> **ENTRIES SUPPLIED**

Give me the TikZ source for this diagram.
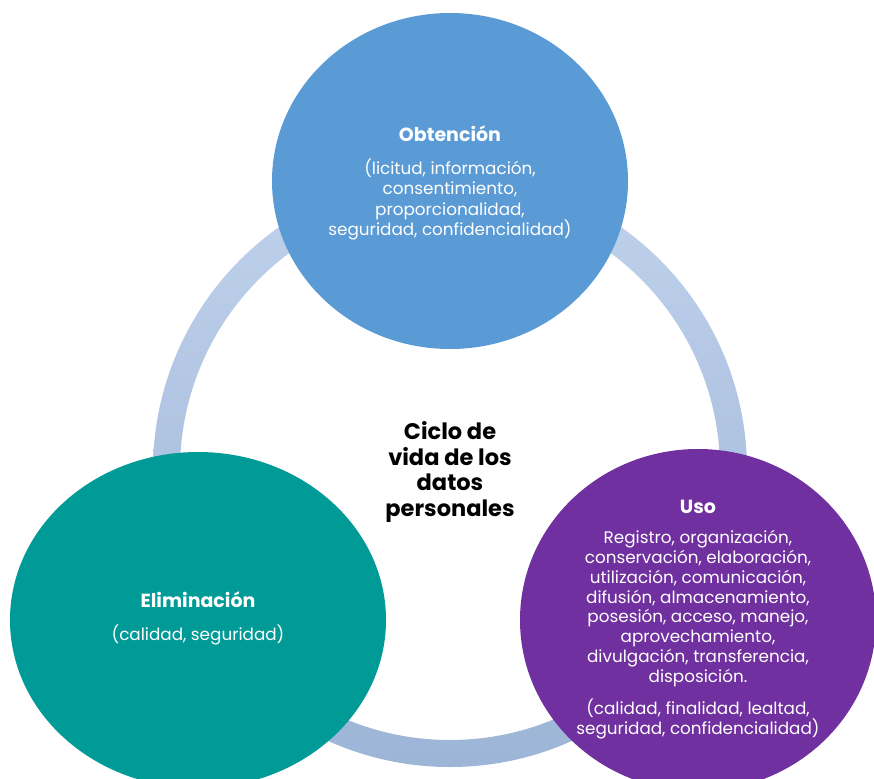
\documentclass[tikz,border=0pt]{standalone}
\usepackage{fontspec}
\setmainfont{Poppins}
\usetikzlibrary{shapes.geometric,positioning}

\definecolor{obtblue}{HTML}{5B9BD5}
\definecolor{elimteal}{HTML}{009A97}
\definecolor{usopurple}{HTML}{7030A0}
\definecolor{ringtop}{HTML}{BFD1EC}
\definecolor{ringbot}{HTML}{9DB5D6}

\begin{document}
\begin{tikzpicture}[x=1pt, y=-1pt,
        stage/.style={ellipse, inner sep=0pt, draw=none},
        stagetitle/.style={text=white, font=\bfseries\fontsize{19}{22}\selectfont},
        stagetext/.style={text=white, align=center, inner sep=0pt,
                font=\fontsize{16.8}{19.8}\selectfont},
        cycletitle/.style={text=black, align=center,
                font=\bfseries\fontsize{22.5}{25.5}\selectfont}]
        \useasboundingbox (0,0) rectangle (874,778);

        % ring behind the stages
        \shade[even odd rule, top color=ringtop, bottom color=ringbot]
                (450,470) circle (297pt) (450,470) circle (270pt);

        \node[stage, fill=obtblue, minimum width=356pt, minimum height=336pt] (obt) at (450,181) {};
        \node[stage, fill=elimteal, minimum width=376pt, minimum height=336pt] (elim) at (198,620) {};
        \node[stage, fill=usopurple, minimum width=356pt, minimum height=342pt] (uso) at (698,620) {};

        \node[cycletitle] (ciclo) at (450,472) {Ciclo de\\vida de los\\datos\\personales};

        \node[stagetitle] (obtT) at (450,134) {Obtención};
        \node[stagetext, below=13pt of obtT, font=\fontsize{16.8}{20.3}\selectfont] (obtD) {(licitud, información,\\consentimiento,\\proporcionalidad,\\seguridad, confidencialidad)};

        \node[stagetitle] (usoT) at (698,507) {Uso};
        \node[stagetext, below=13pt of usoT] (usoD) {Registro, organización,\\conservación, elaboración,\\utilización, comunicación,\\difusión, almacenamiento,\\posesión, acceso, manejo,\\aprovechamiento,\\divulgación, transferencia,\\disposición.};
        \node[stagetext, below=12pt of usoD] (usoP) {(calidad, finalidad, lealtad,\\seguridad, confidencialidad)};

        \node[stagetitle] (elimT) at (198,600) {Eliminación};
        \node[stagetext, below=13pt of elimT] (elimD) {(calidad, seguridad)};
\end{tikzpicture}
\end{document}
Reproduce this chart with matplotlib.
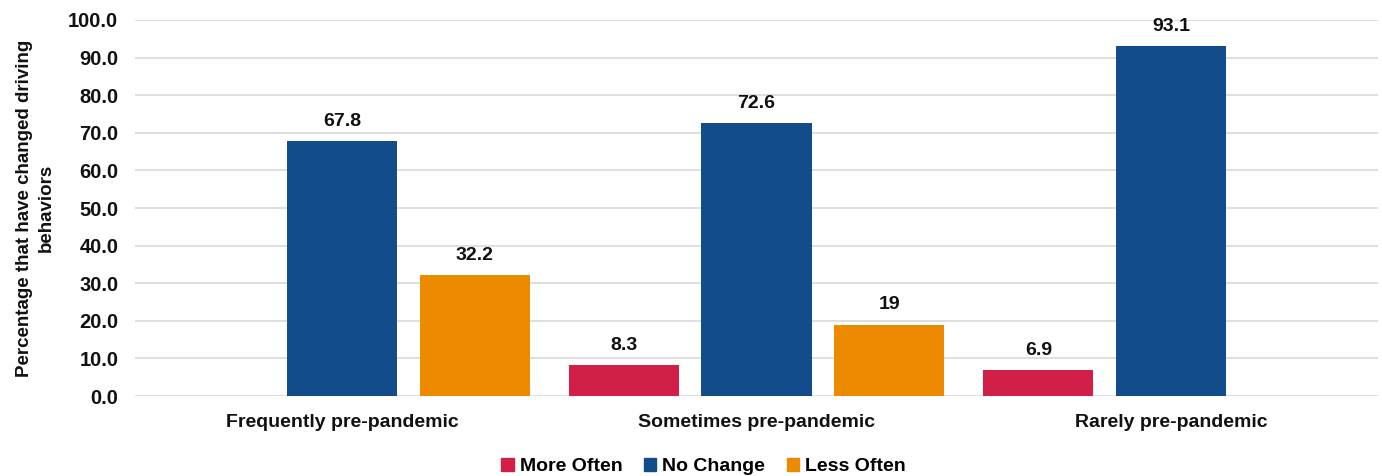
import numpy as np
import matplotlib.pyplot as plt
from matplotlib.patches import Patch

plt.rcParams['font.family'] = ['Liberation Sans', 'DejaVu Sans']
plt.rcParams['font.weight'] = 'bold'

categories = ["Frequently pre-pandemic", "Sometimes pre-pandemic", "Rarely pre-pandemic"]
series = ["More Often", "No Change", "Less Often"]
more_often = [None, 8.3, 6.9]
no_change = [67.8, 72.6, 93.1]
less_often = [32.2, 19, None]
labels = [
    [None, "8.3", "6.9"],
    ["67.8", "72.6", "93.1"],
    ["32.2", "19", None],
]
colors = ["#d21f47", "#134c8a", "#ec8b00"]

fig = plt.figure(figsize=(13.82, 4.76), dpi=100)
ax = fig.add_axes([0.0977, 0.168, 0.8995, 0.79])

x = np.arange(len(categories))
offsets = [-0.32, 0.0, 0.32]
width = 0.266
for vals, lab, off, col in zip([more_often, no_change, less_often], labels, offsets, colors):
    for i, v in enumerate(vals):
        if v is None:
            continue
        ax.bar(x[i] + off, v, width, color=col, zorder=3)
        ax.annotate(lab[i], (x[i] + off, v), xytext=(0, 8), textcoords="offset points",
                    ha="center", va="bottom", fontsize=14, fontweight="bold", color="#111111")

ax.set_xlim(-0.5, 2.5)
ax.set_ylim(0, 100)
ax.set_yticks(np.arange(0, 101, 10))
ax.set_yticklabels([f"{t:.1f}" for t in range(0, 101, 10)], fontsize=14.5, fontweight="bold")
ax.set_xticks(x)
ax.set_xticklabels(categories, fontsize=14, fontweight="bold")
ax.tick_params(axis="both", length=0, colors="#111111")
ax.tick_params(axis="y", pad=12)
ax.tick_params(axis="x", pad=13)
ax.yaxis.grid(True, color="#d9d9d9", linewidth=1.2, zorder=0)
for s in ax.spines.values():
    s.set_visible(False)

ax.set_ylabel("Percentage that have changed driving\nbehaviors", fontsize=13.5,
              fontweight="bold", color="#111111", labelpad=10, linespacing=1.3)

handles = [Patch(color=c, label=s) for s, c in zip(series, colors)]
fig.legend(handles=handles, loc="lower center", bbox_to_anchor=(0.509, -0.035), ncol=3,
           frameon=False, fontsize=14, handlelength=0.65, handleheight=0.65,
           handletextpad=0.3, columnspacing=1.1)

fig.savefig("out.png", dpi=100)
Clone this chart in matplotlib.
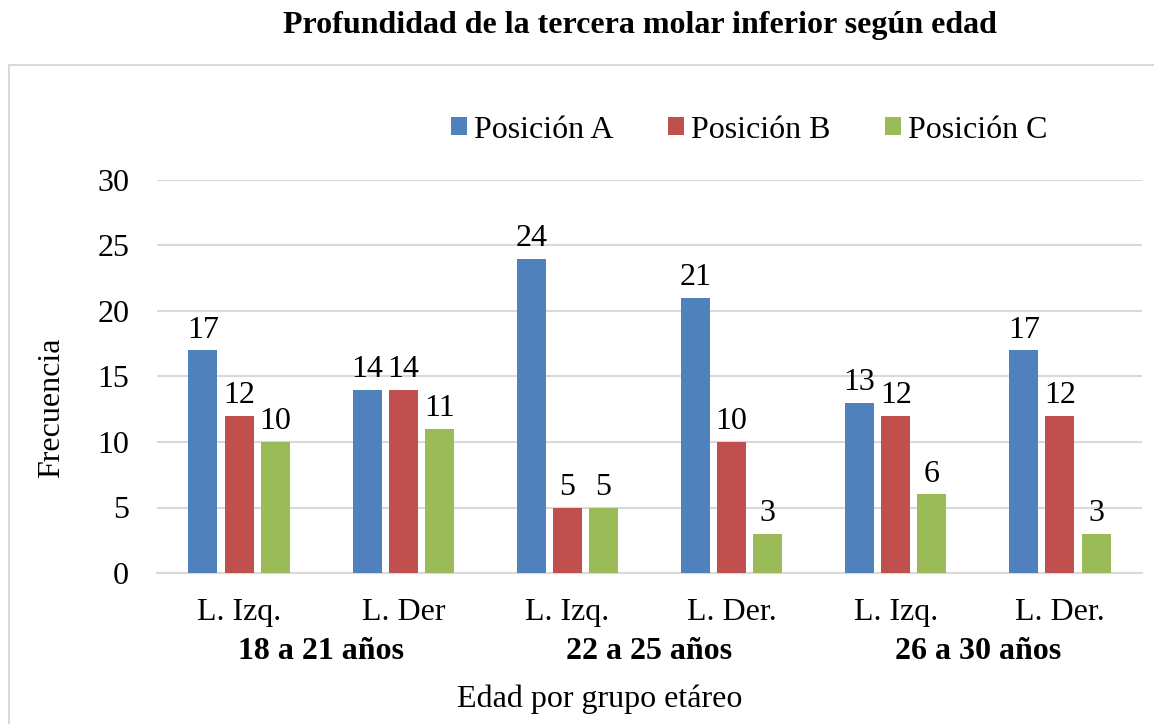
import matplotlib
matplotlib.use("Agg")
import matplotlib.pyplot as plt
from matplotlib.patches import Rectangle, Patch
import numpy as np

plt.rcParams['font.family'] = ['Liberation Serif', 'DejaVu Serif']

title = "Profundidad de la tercera molar inferior según edad"
sides = ["L. Izq.", "L. Der", "L. Izq.", "L. Der.", "L. Izq.", "L. Der."]
groups = ["18 a 21 años", "22 a 25 años", "26 a 30 años"]
series_names = ["Posición A", "Posición B", "Posición C"]
pos_a = [17, 14, 24, 21, 13, 17]
pos_b = [12, 14, 5, 10, 12, 12]
pos_c = [10, 11, 5, 3, 6, 3]
colors = ["#4F81BD", "#C0504D", "#9BBB59"]

W, H = 1154, 724
FS = 23
fig = plt.figure(figsize=(W / 100, H / 100), dpi=100)

# chart frame
fig.patches.append(Rectangle((9 / W, -0.1), 1.2, 1 - 65 / H + 0.1, transform=fig.transFigure,
                             fill=False, edgecolor="#D9D9D9", linewidth=1.5))

ax = fig.add_axes([157 / W, 1 - 573 / H, (1142 - 157) / W, (573 - 180) / H])
x = np.arange(len(sides))
width = 0.177
offs = [-0.22, 0.0, 0.22]
for vals, off, col, name in zip([pos_a, pos_b, pos_c], offs, colors, series_names):
    bars = ax.bar(x + off, vals, width, color=col, label=name, zorder=3)
    for b, v in zip(bars, vals):
        ax.annotate(str(v), (b.get_x() + b.get_width() / 2, v), xytext=(0, 4),
                    textcoords="offset points", ha="center", va="bottom", fontsize=FS)

ax.set_xlim(-0.5, len(sides) - 0.5)
ax.set_ylim(0, 30)
ax.set_yticks([0, 5, 10, 15, 20, 25, 30])
ax.yaxis.grid(True, color="#D9D9D9", linewidth=1.5, zorder=0)
ax.set_axisbelow(True)
for s in ["top", "right", "left"]:
    ax.spines[s].set_visible(False)
ax.spines["bottom"].set_color("#D9D9D9")
ax.spines["bottom"].set_linewidth(1.5)
ax.tick_params(axis="both", length=0, labelsize=FS)
ax.tick_params(axis="y", pad=20)
ax.tick_params(axis="x", pad=18)
ax.set_xticks(x)
ax.set_xticklabels(sides)

# group labels
for i, g in enumerate(groups):
    xc = 2 * i + 0.5
    xf = fig.transFigure.inverted().transform(ax.transData.transform((xc, 0)))[0]
    fig.text(xf, 1 - 659 / H, g, ha="center", va="baseline", fontsize=FS, fontweight="bold")

fig.text(600 / W, 1 - 699 / H, "Edad por grupo etáreo", ha="center", va="center", fontsize=FS)
fig.text(52 / W, 1 - 408 / H, "Frecuencia", ha="center", va="center", rotation=90, fontsize=FS)
fig.text(640 / W, 1 - 26 / H, title, ha="center", va="center", fontsize=FS, fontweight="bold")

handles = [Patch(facecolor=c, label=n) for c, n in zip(colors, series_names)]
fig.legend(handles=handles, loc="center", bbox_to_anchor=(749 / W, 1 - 130 / H), ncol=3,
           frameon=False, fontsize=FS, handlelength=0.5, handleheight=0.5,
           handletextpad=0.22, columnspacing=1.7)

fig.savefig("out.png", dpi=100)
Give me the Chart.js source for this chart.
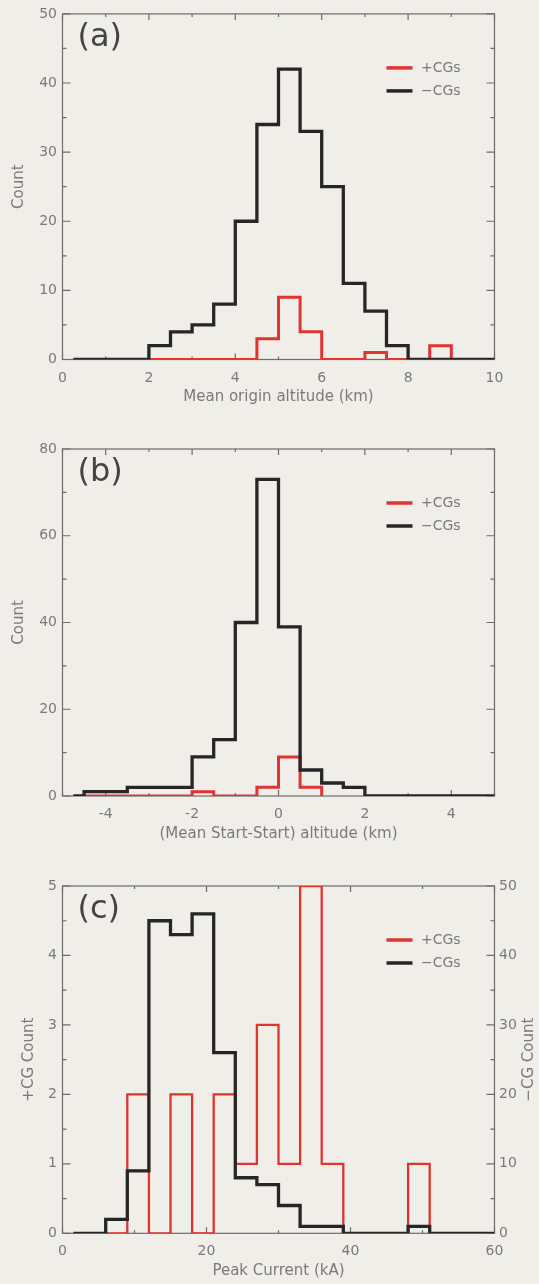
<!DOCTYPE html>
<html>
<head>
<meta charset="utf-8">
<script src="https://cdn.jsdelivr.net/npm/chart.js@4.4.1/dist/chart.umd.min.js"></script>
<style>
  html, body { margin: 0; padding: 0; background: #efeee9; }
  body { width: 539px; height: 1284px; position: relative; overflow: hidden; }
  canvas { position: absolute; left: 0; }
</style>
</head>
<body>
<canvas id="chart_a" width="539" height="430" style="top:0px"></canvas>
<canvas id="chart_b" width="539" height="430" style="top:430px"></canvas>
<canvas id="chart_c" width="539" height="424" style="top:860px"></canvas>
<script>
// 데이터 (step edges : 각 구간 시작 x, 마지막 값은 끝 x)
// (a) Mean origin altitude (km)
var aPosX = [2, 4.5, 5, 5.5, 6, 7, 7.5, 8.5, 9];
var aPosCount = [0, 3, 9, 4, 0, 1, 0, 2];
var aNegX = [0.25, 2, 2.5, 3, 3.5, 4, 4.5, 5, 5.5, 6, 6.5, 7, 7.5, 8, 10];
var aNegCount = [0, 2, 4, 5, 8, 20, 34, 42, 33, 25, 11, 7, 2, 0];
var aXTicks = [0, 2, 4, 6, 8, 10];
var aYTicks = [0, 10, 20, 30, 40, 50];

// (b) (Mean Start-Start) altitude (km)
var bPosX = [-4.5, -2, -1.5, -0.5, 0, 0.5, 1];
var bPosCount = [0, 1, 0, 2, 9, 2];
var bNegX = [-4.75, -4.5, -3.5, -2, -1.5, -1, -0.5, 0, 0.5, 1, 1.5, 2, 5];
var bNegCount = [0, 1, 2, 9, 13, 40, 73, 39, 6, 3, 2, 0];
var bXTicks = [-4, -2, 0, 2, 4];
var bYTicks = [0, 20, 40, 60, 80];

// (c) Peak Current (kA)
var cPosX = [6, 9, 12, 15, 18, 21, 24, 27, 30, 33, 36, 39, 48, 51];
var cPosCount = [0, 2, 0, 2, 0, 2, 1, 3, 1, 5, 1, 0, 1];
var cNegX = [1.5, 6, 9, 12, 15, 18, 21, 24, 27, 30, 33, 39, 48, 51, 60];
var cNegCount = [0, 2, 9, 45, 43, 46, 26, 8, 7, 4, 1, 0, 1, 0];
var cXTicks = [0, 20, 40, 60];
var cYTicks = [0, 1, 2, 3, 4, 5];
var cY2Ticks = [0, 10, 20, 30, 40, 50];

var RED = '#e1342f';
var BLACK = '#262626';
var GRAY = '#7a7a7a';
var FONT = "'DejaVu Sans', sans-serif";

Chart.defaults.font.family = FONT;
Chart.defaults.color = GRAY;

function stepPoints(xs, counts) {
  var pts = [];
  for (var i = 0; i < counts.length; i++) {
    pts.push({ x: xs[i], y: counts[i] });
  }
  pts.push({ x: xs[counts.length], y: 0 });
  return pts;
}

// 안쪽 눈금
function eachTick(scale, major, minor, fn) {
  var n0 = Math.ceil(scale.min / minor - 1e-6);
  var n1 = Math.floor(scale.max / minor + 1e-6);
  for (var n = n0; n <= n1; n++) {
    var v = n * minor;
    var isMajor = Math.abs(v / major - Math.round(v / major)) < 1e-6;
    fn(scale.getPixelForValue(v), isMajor);
  }
}

var boxPlugin = {
  id: 'box',
  beforeDatasetsDraw: function(chart, args, opts) {
    var ctx = chart.ctx, a = chart.chartArea;
    ctx.save();
    ctx.strokeStyle = '#6c6c6c';
    ctx.lineWidth = 1.2;
    ctx.strokeRect(a.left, a.top, a.right - a.left, a.bottom - a.top);
    ctx.beginPath();
    eachTick(chart.scales.x, opts.x[0], opts.x[1], function(p, big) {
      var len = big ? 6 : 3;
      ctx.moveTo(p, a.bottom); ctx.lineTo(p, a.bottom - len);
      ctx.moveTo(p, a.top); ctx.lineTo(p, a.top + len);
    });
    eachTick(chart.scales.y, opts.y[0], opts.y[1], function(p, big) {
      var len = big ? 8 : 4;
      ctx.moveTo(a.left, p); ctx.lineTo(a.left + len, p);
      if (!opts.y2) { ctx.moveTo(a.right, p); ctx.lineTo(a.right - len, p); }
    });
    if (opts.y2) {
      eachTick(chart.scales.y2, opts.y2[0], opts.y2[1], function(p, big) {
        var len = big ? 8 : 4;
        ctx.moveTo(a.right, p); ctx.lineTo(a.right - len, p);
      });
    }
    ctx.stroke();
    ctx.restore();
  },
  afterDatasetsDraw: function(chart, args, opts) {
    var ctx = chart.ctx, a = chart.chartArea;
    ctx.save();
    // 패널 라벨
    ctx.fillStyle = '#444444';
    ctx.font = '32px ' + FONT;
    ctx.textAlign = 'left';
    ctx.textBaseline = 'middle';
    ctx.fillText(opts.label, a.left + 15, a.top + 24);
    // 범례
    var items = [{ t: '+CGs', c: RED }, { t: '\u2212CGs', c: BLACK }];
    ctx.font = '14px ' + FONT;
    items.forEach(function(it, i) {
      var y = a.top + 54 + i * 23;
      ctx.strokeStyle = it.c;
      ctx.lineWidth = 3.5;
      ctx.beginPath();
      ctx.moveTo(a.right - 108, y);
      ctx.lineTo(a.right - 82, y);
      ctx.stroke();
      ctx.fillStyle = GRAY;
      ctx.fillText(it.t, a.right - 73.5, y);
    });
    // 오른쪽 축 제목
    if (opts.rightTitle) {
      ctx.translate(529, (a.top + a.bottom) / 2);
      ctx.rotate(-Math.PI / 2);
      ctx.textAlign = 'center';
      ctx.font = '15px ' + FONT;
      ctx.fillText(opts.rightTitle, 0, 0);
    }
    ctx.restore();
  }
};

function xScale(min, max, ticks, title) {
  return {
    type: 'linear', min: min, max: max,
    grid: { display: false, drawTicks: false },
    border: { display: false },
    afterBuildTicks: function(s) { s.ticks = ticks.map(function(v) { return { value: v }; }); },
    afterFit: function(s) { s.height = 50; },
    ticks: { padding: 10, color: GRAY, font: { size: 14 } },
    title: { display: true, text: title, color: GRAY, font: { size: 15 }, padding: { top: 0, bottom: 3 } }
  };
}

function yScale(min, max, ticks, title, titlePad, pos) {
  return {
    type: 'linear', min: min, max: max, position: pos || 'left',
    grid: { display: false, drawTicks: false },
    border: { display: false },
    afterBuildTicks: function(s) { s.ticks = ticks.map(function(v) { return { value: v }; }); },
    afterFit: function(s) { s.width = (pos === 'right') ? 44.5 : 62.5; },
    ticks: { padding: (pos === 'right') ? 4.5 : 5.5, color: GRAY, font: { size: 14 } },
    title: { display: !!title, text: title || '', color: GRAY, font: { size: 15 }, padding: { top: titlePad, bottom: 0 } }
  };
}

function lineSet(label, pts, color, width, order, axis) {
  // 'before' = 수평 먼저, 다음 x에서 수직
  return {
    label: label, data: pts, borderColor: color, borderWidth: width,
    stepped: 'before', pointRadius: 0, fill: false, order: order,
    borderJoinStyle: 'miter', borderCapStyle: 'butt', yAxisID: axis || 'y'
  };
}

function baseOptions(pad, scales, box) {
  return {
    responsive: false, animation: false, devicePixelRatio: 1,
    layout: { padding: pad },
    scales: scales,
    plugins: { legend: { display: false }, tooltip: { enabled: false }, box: box }
  };
}

// (a)
new Chart(document.getElementById('chart_a').getContext('2d'), {
  type: 'line',
  data: { datasets: [
    lineSet('+CGs', stepPoints(aPosX, aPosCount), RED, 3, 2),
    lineSet('\u2212CGs', stepPoints(aNegX, aNegCount), BLACK, 3.3, 1)
  ] },
  options: baseOptions({ left: 0, right: 44.5, top: 12.5, bottom: 20.5 },
    { x: xScale(0, 10, aXTicks, 'Mean origin altitude (km)'),
      y: yScale(0, 50, aYTicks, 'Count', 10) },
    { x: [2, 1], y: [10, 5], label: '(a)' }),
  plugins: [boxPlugin]
});

// (b)
new Chart(document.getElementById('chart_b').getContext('2d'), {
  type: 'line',
  data: { datasets: [
    lineSet('+CGs', stepPoints(bPosX, bPosCount), RED, 3, 2),
    lineSet('\u2212CGs', stepPoints(bNegX, bNegCount), BLACK, 3.3, 1)
  ] },
  options: baseOptions({ left: 0, right: 44.5, top: 19, bottom: 14 },
    { x: xScale(-5, 5, bXTicks, '(Mean Start-Start) altitude (km)'),
      y: yScale(0, 80, bYTicks, 'Count', 10) },
    { x: [2, 1], y: [20, 10], label: '(b)' }),
  plugins: [boxPlugin]
});

// (c)
new Chart(document.getElementById('chart_c').getContext('2d'), {
  type: 'line',
  data: { datasets: [
    lineSet('+CGs', stepPoints(cPosX, cPosCount), RED, 2.3, 2, 'y'),
    lineSet('\u2212CGs', stepPoints(cNegX, cNegCount), BLACK, 3.3, 1, 'y2')
  ] },
  options: baseOptions({ left: 0, right: 0, top: 26, bottom: 0.7 },
    { x: xScale(0, 60, cXTicks, 'Peak Current (kA)'),
      y: yScale(0, 5, cYTicks, '+CG Count', 20),
      y2: yScale(0, 50, cY2Ticks, null, 0, 'right') },
    { x: [20, 10], y: [1, 0.5], y2: [10, 5], label: '(c)', rightTitle: '\u2212CG Count' }),
  plugins: [boxPlugin]
});
</script>
</body>
</html>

> **GOAL**
Take only the lines above from the one that has "Clone this chart in matplotlib." through the one that has "plt.rcParams['font.family'] = ['Liberation Serif', 'DejaVu" and reproduce them exactly, omitting any pictures.

> **OUTPUT**
Clone this chart in matplotlib.
import matplotlib
matplotlib.use("Agg")
import matplotlib.pyplot as plt
from matplotlib.patches import Rectangle, Patch
import numpy as np

plt.rcParams['font.family'] = ['Liberation Serif', 'DejaVu Serif']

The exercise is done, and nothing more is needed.